According to Ken, Apple hasn't yet fully leveraged the possibilities of the most modern Mac hardware to optimize the Mac OS X user experience. There's only partial Velocity Engine support in the beta, so all those whiz-bang effects like the Genie deal and live resizing should get lots faster on G4 equipment. Does that mean G3 users are out of luck, stuck with a "what you see is what you'll get" scenario? Hardly; window performance is "a work in progress" and the development team hasn't "finished optimization by any stretch"; most notably, for some effects, there's apparently zero hardware acceleration of Mac OS X graphics performance on certain Macs right now. The goal is apparently to make absolutely sure that when it's done, Mac OS X will run "well" on "first- or second-generation iMacs that have 233 or 266 MHz processors." So in theory, even those very first Bondi Blue buddies should be able to run Mac OS X (provided they've had their RAM upgraded from the base 32 MB).

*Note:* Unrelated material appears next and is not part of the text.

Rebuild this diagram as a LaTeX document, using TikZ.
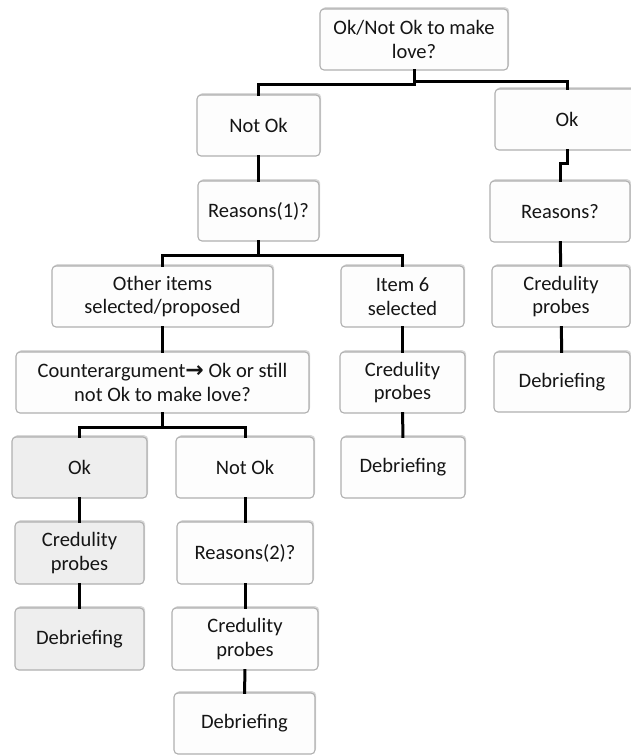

Speaking of the memory issue, Apple has said all along that the 128 MB minimum is a requirement of the beta, not of the final operating system itself; Bereskin confirms once again that when Mac OS X ships, it'll be "able to run on lower memory configurations." We expect that means that the box will list 64 MB of RAM as the final minimum, though performance will degrade due to increased reliance on everyone's favorite slowdown factor, virtual memory. That said, we should note that we installed and ran the beta on a 64 MB PowerBook for a few days before our RAM upgrade showed up, and we didn't even notice the difference. Of course, we also hadn't been using the Classic environment, which is currently what makes that 128 MB limit more realistic. But by the time Mac OS X ships, we won't need Classic, because everything will be Carbonized. Right? Right?